French, though—French is all exhalation.  A language that lives in the mouth the way perfume lives on skin.  Its vowels rise and fall like silk caught in a draft.  They aren’t necessary, exactly; they’re indulgent, a kind of phonetic luxury.  You can hear it in the endings that dissolve to nothing, the consonants that step back politely, leaving a single vowel trembling in the air.

So when Muṣṭafā drifts west and becomes Mostafa, it isn’t corruption but translation of temperament.  The Arabic u was grammar—precise, functional, devout.  The French o is theater—rounded, human, glowing a little.  The same root, Ṣ–F–W, still beats beneath the surface, but the tone has changed: from invocation to aria.
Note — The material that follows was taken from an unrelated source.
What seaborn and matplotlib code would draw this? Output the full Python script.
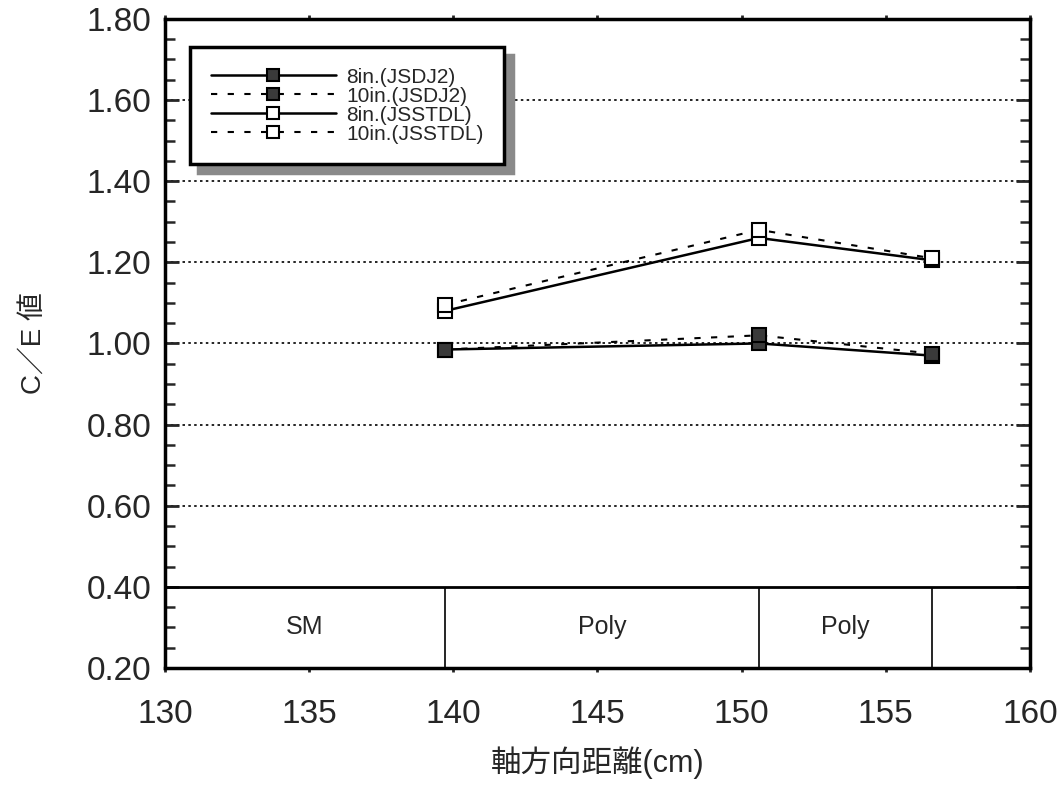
import matplotlib
matplotlib.use("Agg")
import matplotlib.pyplot as plt
import seaborn as sns
import pandas as pd
from matplotlib.ticker import MultipleLocator, FormatStrFormatter

# ---- data ----
x_pos = [139.7, 150.6, 156.6]
jsdj2_8in = [0.985, 1.00, 0.97]
jsdj2_10in = [0.985, 1.02, 0.975]
jsstdl_8in = [1.08, 1.26, 1.205]
jsstdl_10in = [1.095, 1.28, 1.21]
series_labels = ["8in.(JSDJ2)", "10in.(JSDJ2)", "8in.(JSSTDL)", "10in.(JSSTDL)"]

zone_edges = [139.7, 150.6, 156.6]
zone_centers = [134.85, 145.15, 153.6]
zone_labels = ["SM", "Poly", "Poly"]
zone_line_y = 0.40
zone_text_y = 0.30
grid_levels = [0.60, 0.80, 1.00, 1.20, 1.40, 1.60]

sns.set_style("ticks")
plt.rcParams["font.family"] = ["Liberation Sans", "Noto Sans CJK JP"]

fig = plt.figure(figsize=(10.64, 7.85), dpi=100)
ax = fig.add_axes([0.155, 0.149, 0.813, 0.827])

styles = [
    dict(ls="-", lw=1.8, mfc="#3a3a3a", dashes=None),
    dict(ls="--", lw=1.5, mfc="#3a3a3a", dashes=(3, 5)),
    dict(ls="-", lw=1.8, mfc="white", dashes=None),
    dict(ls="--", lw=1.5, mfc="white", dashes=(3, 5)),
]
values = [jsdj2_8in, jsdj2_10in, jsstdl_8in, jsstdl_10in]

for lab, vals, st in zip(series_labels, values, styles):
    df = pd.DataFrame({"x": x_pos, "y": vals})
    sns.lineplot(data=df, x="x", y="y", ax=ax, color="black", lw=st["lw"],
                 marker="s", markersize=10.5, markerfacecolor=st["mfc"],
                 markeredgecolor="black", markeredgewidth=1.5, label=lab,
                 linestyle=st["ls"])
    line = ax.get_lines()[-1]
    if st["dashes"] is not None:
        line.set_dashes(st["dashes"])

# grid lines (dotted)
for g in grid_levels:
    ax.axhline(g, color="black", lw=1.2, ls=(0, (1.5, 2)), zorder=0.5)
# zone band
ax.axhline(zone_line_y, color="black", lw=2.0, zorder=1)
for xe in zone_edges:
    ax.vlines(xe, 0.20, zone_line_y, color="black", lw=1.2)
for xc, zl in zip(zone_centers, zone_labels):
    ax.text(xc, zone_text_y, zl, ha="center", va="center", fontsize=18)

ax.set_xlim(130, 160)
ax.set_ylim(0.20, 1.80)
ax.xaxis.set_major_locator(MultipleLocator(5))
ax.yaxis.set_major_locator(MultipleLocator(0.2))
ax.yaxis.set_minor_locator(MultipleLocator(0.05))
ax.yaxis.set_major_formatter(FormatStrFormatter("%.2f"))

ax.tick_params(axis="y", which="major", direction="in", length=10, width=2,
               left=True, right=True, labelsize=24, pad=10)
ax.tick_params(axis="y", which="minor", direction="in", length=7, width=1.8,
               left=True, right=True)
ax.tick_params(axis="x", which="major", direction="out", length=3, width=2,
               top=True, bottom=True, labelsize=24, pad=19)

for sp in ax.spines.values():
    sp.set_linewidth(2.5)
    sp.set_color("black")

ax.set_xlabel("軸方向距離(cm)", fontsize=22, labelpad=12)
ax.set_ylabel("C／E 値", fontsize=20, labelpad=28)

leg = ax.legend(loc="upper left", bbox_to_anchor=(0.029, 0.957), fontsize=15,
                handlelength=6.0, handletextpad=0.5, labelspacing=0.0,
                borderpad=1.0, borderaxespad=0, fancybox=False,
                shadow={"ox": 6, "oy": -6, "color": "#8a8a8a", "alpha": 1},
                frameon=True, markerscale=0.85)
leg.get_frame().set_edgecolor("black")
leg.get_frame().set_linewidth(2.5)

fig.savefig("out.png", dpi=100, facecolor="white")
It’s a difference of climate as much as of sound.  One language writes in stone; the other writes in vapor.  Muṣṭafā is the chosen vessel.  Mostafa—the chosen voice.  Both, in their way, are true: one the bone, the other the perfume.

epilogue

The Word That Travels

And perhaps that’s what all words are doing—traveling.  Each one a little safar, a journey through mouths and centuries, crossing from scripture to song, from bone to breath.  They change accents the way the sky changes color, but the dust clings to them; they remember every tongue that ever spoke them.  Safari. Safar. Ṣafā. Mustafa. Mostafa.  A whole atlas of sound, circling the same sun.  In the end, meaning is only motion—letters walking toward one another across the long desert of time.  And language, for all its beauty, is still trying to come home.